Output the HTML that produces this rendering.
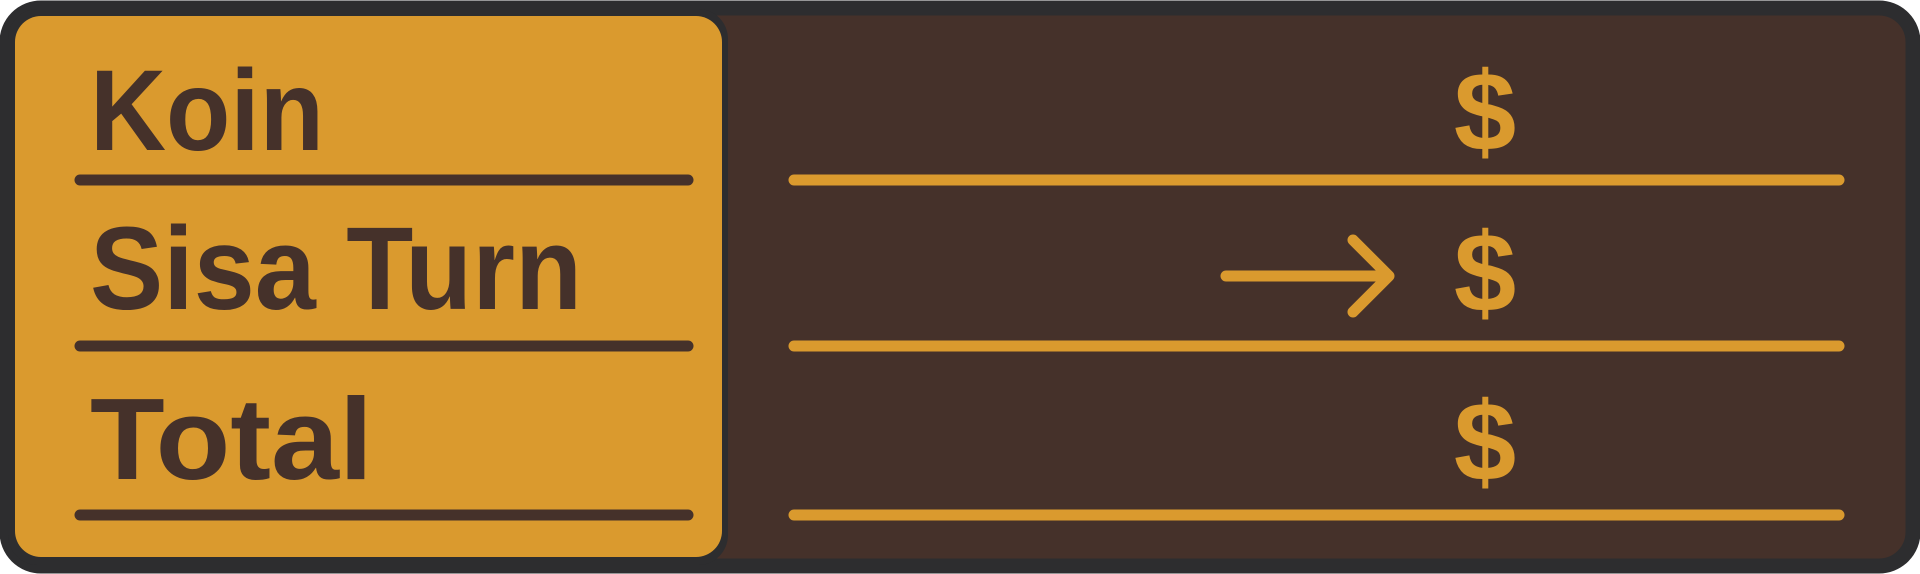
<!DOCTYPE html>
<html><head><meta charset="utf-8"><style>
html,body{margin:0;padding:0;background:#fff;width:1920px;height:574px;overflow:hidden}
svg{display:block}
text{font-family:"Liberation Sans",sans-serif;font-weight:bold}
</style></head><body>
<svg width="1920" height="574" viewBox="0 0 1920 574">
<rect x="7" y="8" width="1906" height="558" rx="34" fill="#45312a" stroke="#2d2d2f" stroke-width="15"/>
<rect x="8" y="9" width="720" height="556" rx="30" fill="#2d2d2f"/>
<rect x="15" y="16" width="707" height="541" rx="26" fill="#da9a2e"/>
<text x="90" y="150" font-size="115" textLength="234" lengthAdjust="spacingAndGlyphs" style="fill:#45312a">Koin</text>
<text x="90" y="309" font-size="118" textLength="492" lengthAdjust="spacingAndGlyphs" style="fill:#45312a">Sisa Turn</text>
<text x="90" y="479" font-size="116" textLength="283" lengthAdjust="spacingAndGlyphs" style="fill:#45312a">Total</text>
<g stroke="#45312a" stroke-width="11" stroke-linecap="round">
<line x1="80" y1="180" x2="688" y2="180"/>
<line x1="80" y1="346" x2="688" y2="346"/>
<line x1="80" y1="515" x2="688" y2="515"/>
</g>
<g stroke="#da9a2e" stroke-width="11" stroke-linecap="round">
<line x1="794" y1="180" x2="1839" y2="180"/>
<line x1="794" y1="346" x2="1839" y2="346"/>
<line x1="794" y1="515" x2="1839" y2="515"/>
</g>
<g stroke="#da9a2e" stroke-width="11" stroke-linecap="round" stroke-linejoin="round" fill="none">
<line x1="1226" y1="276" x2="1388" y2="276"/>
<polyline points="1353,240 1389,276 1353,312"/>
</g>
<text x="1485" y="150" font-size="112" text-anchor="middle" style="fill:#da9a2e">$</text>
<text x="1485" y="311" font-size="112" text-anchor="middle" style="fill:#da9a2e">$</text>
<text x="1485" y="480" font-size="112" text-anchor="middle" style="fill:#da9a2e">$</text>
</svg>
</body></html>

========

DIRECTIONS FOR THIS TASK: Quote the material word for word, dropping any images it holds.

FULL RESPONSE:
Output the HTML that produces this rendering.
<!DOCTYPE html>
<html><head><meta charset="utf-8"><style>
html,body{margin:0;padding:0;background:#fff;width:1920px;height:574px;overflow:hidden}
svg{display:block}
text{font-family:"Liberation Sans",sans-serif;font-weight:bold}
</style></head><body>
<svg width="1920" height="574" viewBox="0 0 1920 574">
<rect x="7" y="8" width="1906" height="558" rx="34" fill="#45312a" stroke="#2d2d2f" stroke-width="15"/>
<rect x="8" y="9" width="720" height="556" rx="30" fill="#2d2d2f"/>
<rect x="15" y="16" width="707" height="541" rx="26" fill="#da9a2e"/>
<text x="90" y="150" font-size="115" textLength="234" lengthAdjust="spacingAndGlyphs" style="fill:#45312a">Koin</text>
<text x="90" y="309" font-size="118" textLength="492" lengthAdjust="spacingAndGlyphs" style="fill:#45312a">Sisa Turn</text>
<text x="90" y="479" font-size="116" textLength="283" lengthAdjust="spacingAndGlyphs" style="fill:#45312a">Total</text>
<g stroke="#45312a" stroke-width="11" stroke-linecap="round">
<line x1="80" y1="180" x2="688" y2="180"/>
<line x1="80" y1="346" x2="688" y2="346"/>
<line x1="80" y1="515" x2="688" y2="515"/>
</g>
<g stroke="#da9a2e" stroke-width="11" stroke-linecap="round">
<line x1="794" y1="180" x2="1839" y2="180"/>
<line x1="794" y1="346" x2="1839" y2="346"/>
<line x1="794" y1="515" x2="1839" y2="515"/>
</g>
<g stroke="#da9a2e" stroke-width="11" stroke-linecap="round" stroke-linejoin="round" fill="none">
<line x1="1226" y1="276" x2="1388" y2="276"/>
<polyline points="1353,240 1389,276 1353,312"/>
</g>
<text x="1485" y="150" font-size="112" text-anchor="middle" style="fill:#da9a2e">$</text>
<text x="1485" y="311" font-size="112" text-anchor="middle" style="fill:#da9a2e">$</text>
<text x="1485" y="480" font-size="112" text-anchor="middle" style="fill:#da9a2e">$</text>
</svg>
</body></html>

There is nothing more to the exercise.